What you should do = Begin at the first line of the data and copy each line through the one containing "import * as", that line included, with no pictures.
** begin Collected material **
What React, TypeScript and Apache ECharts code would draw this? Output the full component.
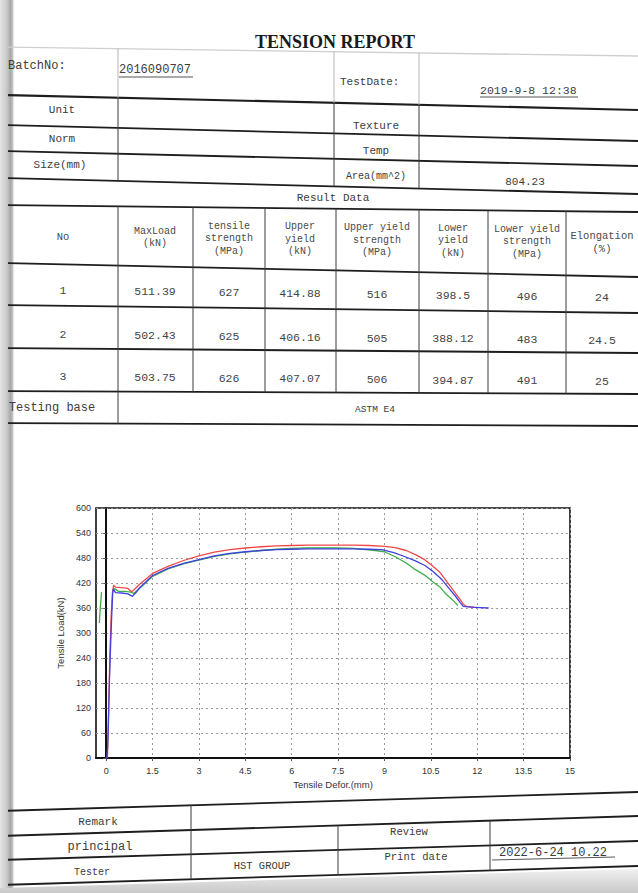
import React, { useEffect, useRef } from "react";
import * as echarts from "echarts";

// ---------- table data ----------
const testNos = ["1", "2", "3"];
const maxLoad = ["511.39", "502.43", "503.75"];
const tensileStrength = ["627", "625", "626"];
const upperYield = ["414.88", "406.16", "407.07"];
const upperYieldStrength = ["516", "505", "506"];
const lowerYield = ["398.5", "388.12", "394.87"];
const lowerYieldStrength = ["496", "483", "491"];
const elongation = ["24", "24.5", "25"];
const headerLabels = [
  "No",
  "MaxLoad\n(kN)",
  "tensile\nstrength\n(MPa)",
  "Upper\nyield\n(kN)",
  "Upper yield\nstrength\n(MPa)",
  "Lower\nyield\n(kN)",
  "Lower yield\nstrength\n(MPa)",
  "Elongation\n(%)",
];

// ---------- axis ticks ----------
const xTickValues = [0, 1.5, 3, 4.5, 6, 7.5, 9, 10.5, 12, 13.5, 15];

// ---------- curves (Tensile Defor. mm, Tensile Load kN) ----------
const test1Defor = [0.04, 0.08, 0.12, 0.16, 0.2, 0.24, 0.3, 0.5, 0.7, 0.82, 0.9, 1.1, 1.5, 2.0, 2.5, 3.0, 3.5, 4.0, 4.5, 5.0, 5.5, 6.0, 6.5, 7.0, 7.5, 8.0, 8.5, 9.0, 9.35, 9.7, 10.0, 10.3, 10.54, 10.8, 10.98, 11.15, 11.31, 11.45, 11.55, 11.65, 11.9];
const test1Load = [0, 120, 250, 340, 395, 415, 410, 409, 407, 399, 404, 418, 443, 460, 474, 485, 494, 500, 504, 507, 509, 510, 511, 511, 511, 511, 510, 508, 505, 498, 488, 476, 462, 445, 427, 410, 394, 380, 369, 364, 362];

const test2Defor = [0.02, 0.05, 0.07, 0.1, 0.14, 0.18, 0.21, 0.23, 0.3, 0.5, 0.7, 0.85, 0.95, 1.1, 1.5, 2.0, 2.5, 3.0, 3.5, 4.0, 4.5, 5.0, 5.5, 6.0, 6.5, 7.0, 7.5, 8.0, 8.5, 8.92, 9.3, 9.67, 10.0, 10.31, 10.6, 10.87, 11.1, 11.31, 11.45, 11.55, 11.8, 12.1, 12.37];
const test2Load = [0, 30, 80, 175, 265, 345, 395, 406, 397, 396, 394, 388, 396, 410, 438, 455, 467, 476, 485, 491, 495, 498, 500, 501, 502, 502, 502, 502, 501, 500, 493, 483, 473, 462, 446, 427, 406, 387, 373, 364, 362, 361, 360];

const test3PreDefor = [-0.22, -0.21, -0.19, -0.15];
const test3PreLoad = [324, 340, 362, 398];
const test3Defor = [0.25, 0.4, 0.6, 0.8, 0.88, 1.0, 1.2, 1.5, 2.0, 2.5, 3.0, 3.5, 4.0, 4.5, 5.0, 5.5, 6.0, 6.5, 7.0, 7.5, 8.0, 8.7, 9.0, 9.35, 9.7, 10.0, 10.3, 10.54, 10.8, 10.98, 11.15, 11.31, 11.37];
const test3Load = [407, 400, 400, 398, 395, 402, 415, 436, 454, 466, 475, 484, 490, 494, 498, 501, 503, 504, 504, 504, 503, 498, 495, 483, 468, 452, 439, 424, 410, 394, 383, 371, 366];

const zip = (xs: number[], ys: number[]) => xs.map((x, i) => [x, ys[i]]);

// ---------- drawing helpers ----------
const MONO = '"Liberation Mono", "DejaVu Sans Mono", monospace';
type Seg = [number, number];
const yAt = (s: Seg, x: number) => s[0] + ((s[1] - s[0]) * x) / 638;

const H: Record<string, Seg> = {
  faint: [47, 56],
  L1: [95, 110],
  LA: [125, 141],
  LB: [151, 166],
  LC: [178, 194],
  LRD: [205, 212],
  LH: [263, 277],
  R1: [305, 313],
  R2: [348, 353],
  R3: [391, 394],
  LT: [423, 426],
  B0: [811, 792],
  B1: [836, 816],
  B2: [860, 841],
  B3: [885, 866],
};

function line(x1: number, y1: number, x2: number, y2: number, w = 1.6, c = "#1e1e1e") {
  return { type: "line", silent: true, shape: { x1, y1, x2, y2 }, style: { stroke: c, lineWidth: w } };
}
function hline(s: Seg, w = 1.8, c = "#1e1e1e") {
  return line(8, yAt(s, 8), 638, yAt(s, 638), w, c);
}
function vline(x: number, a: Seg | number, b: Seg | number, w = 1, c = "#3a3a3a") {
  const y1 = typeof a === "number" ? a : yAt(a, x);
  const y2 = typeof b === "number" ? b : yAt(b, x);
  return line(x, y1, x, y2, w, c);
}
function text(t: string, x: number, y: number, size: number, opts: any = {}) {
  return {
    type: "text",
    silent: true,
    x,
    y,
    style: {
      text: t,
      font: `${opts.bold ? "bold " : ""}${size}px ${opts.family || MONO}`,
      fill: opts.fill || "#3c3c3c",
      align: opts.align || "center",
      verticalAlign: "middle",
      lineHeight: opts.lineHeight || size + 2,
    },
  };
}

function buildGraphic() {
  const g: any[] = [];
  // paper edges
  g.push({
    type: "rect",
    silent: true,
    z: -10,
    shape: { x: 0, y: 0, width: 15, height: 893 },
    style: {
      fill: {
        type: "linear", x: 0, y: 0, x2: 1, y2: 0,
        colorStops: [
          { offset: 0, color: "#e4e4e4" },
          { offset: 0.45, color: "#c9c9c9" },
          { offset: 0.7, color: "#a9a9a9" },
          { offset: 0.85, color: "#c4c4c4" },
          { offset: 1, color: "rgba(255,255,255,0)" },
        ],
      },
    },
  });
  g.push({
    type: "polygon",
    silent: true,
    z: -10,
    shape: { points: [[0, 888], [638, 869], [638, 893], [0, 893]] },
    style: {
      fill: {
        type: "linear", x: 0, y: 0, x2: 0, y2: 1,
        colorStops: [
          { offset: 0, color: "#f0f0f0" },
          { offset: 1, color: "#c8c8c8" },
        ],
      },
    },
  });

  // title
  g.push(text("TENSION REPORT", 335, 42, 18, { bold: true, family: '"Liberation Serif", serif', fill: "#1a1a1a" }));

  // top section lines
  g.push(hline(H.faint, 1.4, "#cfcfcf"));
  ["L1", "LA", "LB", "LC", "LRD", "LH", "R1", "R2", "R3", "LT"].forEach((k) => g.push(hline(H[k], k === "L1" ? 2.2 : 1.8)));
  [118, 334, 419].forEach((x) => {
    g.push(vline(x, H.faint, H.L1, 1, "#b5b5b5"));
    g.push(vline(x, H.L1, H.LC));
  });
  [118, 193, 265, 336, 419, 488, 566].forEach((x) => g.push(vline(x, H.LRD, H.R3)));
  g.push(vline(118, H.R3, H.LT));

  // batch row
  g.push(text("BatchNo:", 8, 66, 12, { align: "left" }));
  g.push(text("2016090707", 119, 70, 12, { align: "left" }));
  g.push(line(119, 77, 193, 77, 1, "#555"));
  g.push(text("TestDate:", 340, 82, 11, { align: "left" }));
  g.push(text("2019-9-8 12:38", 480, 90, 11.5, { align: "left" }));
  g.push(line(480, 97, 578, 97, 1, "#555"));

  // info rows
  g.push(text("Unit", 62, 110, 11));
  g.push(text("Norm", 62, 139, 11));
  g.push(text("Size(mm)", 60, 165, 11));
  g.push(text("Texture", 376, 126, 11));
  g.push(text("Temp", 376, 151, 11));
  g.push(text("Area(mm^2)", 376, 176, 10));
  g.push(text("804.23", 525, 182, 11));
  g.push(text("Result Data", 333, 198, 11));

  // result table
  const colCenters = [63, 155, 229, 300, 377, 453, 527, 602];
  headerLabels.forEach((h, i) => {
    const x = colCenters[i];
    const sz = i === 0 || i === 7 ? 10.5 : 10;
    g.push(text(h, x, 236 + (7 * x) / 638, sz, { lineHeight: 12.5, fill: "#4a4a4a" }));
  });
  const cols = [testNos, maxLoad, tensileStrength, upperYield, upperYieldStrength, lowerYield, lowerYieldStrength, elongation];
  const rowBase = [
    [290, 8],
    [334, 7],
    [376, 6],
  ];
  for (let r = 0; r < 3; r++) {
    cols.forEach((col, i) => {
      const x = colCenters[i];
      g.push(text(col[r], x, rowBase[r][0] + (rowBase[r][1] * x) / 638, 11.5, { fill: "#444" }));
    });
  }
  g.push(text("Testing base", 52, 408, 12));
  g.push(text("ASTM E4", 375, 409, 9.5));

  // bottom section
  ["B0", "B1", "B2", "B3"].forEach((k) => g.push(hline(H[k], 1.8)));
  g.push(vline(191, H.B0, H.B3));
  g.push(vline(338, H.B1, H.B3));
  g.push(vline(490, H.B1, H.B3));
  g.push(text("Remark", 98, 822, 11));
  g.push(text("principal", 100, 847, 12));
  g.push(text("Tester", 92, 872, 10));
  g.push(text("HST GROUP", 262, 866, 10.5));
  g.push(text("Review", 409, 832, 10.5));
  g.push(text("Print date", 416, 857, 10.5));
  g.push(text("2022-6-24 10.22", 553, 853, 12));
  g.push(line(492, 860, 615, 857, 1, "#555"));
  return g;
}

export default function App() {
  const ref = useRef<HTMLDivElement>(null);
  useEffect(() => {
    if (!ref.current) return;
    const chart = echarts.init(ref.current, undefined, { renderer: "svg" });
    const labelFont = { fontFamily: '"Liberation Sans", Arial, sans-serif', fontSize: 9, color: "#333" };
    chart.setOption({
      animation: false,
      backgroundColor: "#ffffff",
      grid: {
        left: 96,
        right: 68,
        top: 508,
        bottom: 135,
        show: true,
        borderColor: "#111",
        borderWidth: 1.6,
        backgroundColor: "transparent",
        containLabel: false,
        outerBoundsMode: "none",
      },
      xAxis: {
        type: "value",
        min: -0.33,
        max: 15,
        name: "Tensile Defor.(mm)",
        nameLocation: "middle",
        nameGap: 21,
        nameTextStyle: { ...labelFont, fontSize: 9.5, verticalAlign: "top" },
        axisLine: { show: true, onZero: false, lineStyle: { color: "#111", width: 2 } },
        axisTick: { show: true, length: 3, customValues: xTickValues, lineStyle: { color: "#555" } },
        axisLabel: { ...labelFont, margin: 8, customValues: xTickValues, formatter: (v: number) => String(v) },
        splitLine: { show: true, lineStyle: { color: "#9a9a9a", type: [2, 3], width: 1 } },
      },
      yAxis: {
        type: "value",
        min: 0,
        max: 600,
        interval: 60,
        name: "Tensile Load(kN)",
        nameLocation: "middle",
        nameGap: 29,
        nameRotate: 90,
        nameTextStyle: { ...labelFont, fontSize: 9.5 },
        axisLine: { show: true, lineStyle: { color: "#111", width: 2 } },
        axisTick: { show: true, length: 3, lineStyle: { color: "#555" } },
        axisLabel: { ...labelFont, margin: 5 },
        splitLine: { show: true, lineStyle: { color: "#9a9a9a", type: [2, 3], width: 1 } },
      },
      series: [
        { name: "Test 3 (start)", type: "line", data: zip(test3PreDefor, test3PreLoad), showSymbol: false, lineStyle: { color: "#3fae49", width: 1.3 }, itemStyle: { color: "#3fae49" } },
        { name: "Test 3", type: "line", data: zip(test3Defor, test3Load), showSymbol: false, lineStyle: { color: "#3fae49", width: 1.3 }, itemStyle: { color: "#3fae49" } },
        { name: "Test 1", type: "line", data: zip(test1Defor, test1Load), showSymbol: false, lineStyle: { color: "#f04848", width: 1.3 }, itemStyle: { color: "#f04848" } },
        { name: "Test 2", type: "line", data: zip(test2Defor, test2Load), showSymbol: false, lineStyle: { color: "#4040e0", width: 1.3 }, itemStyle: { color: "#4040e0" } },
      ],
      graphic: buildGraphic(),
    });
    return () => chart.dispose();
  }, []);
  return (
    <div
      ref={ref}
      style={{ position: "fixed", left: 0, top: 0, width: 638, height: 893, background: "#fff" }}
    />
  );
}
** end Collected material **
Answer below =
What React, TypeScript and Apache ECharts code would draw this? Output the full component.
import React, { useEffect, useRef } from "react";
import * as echarts from "echarts";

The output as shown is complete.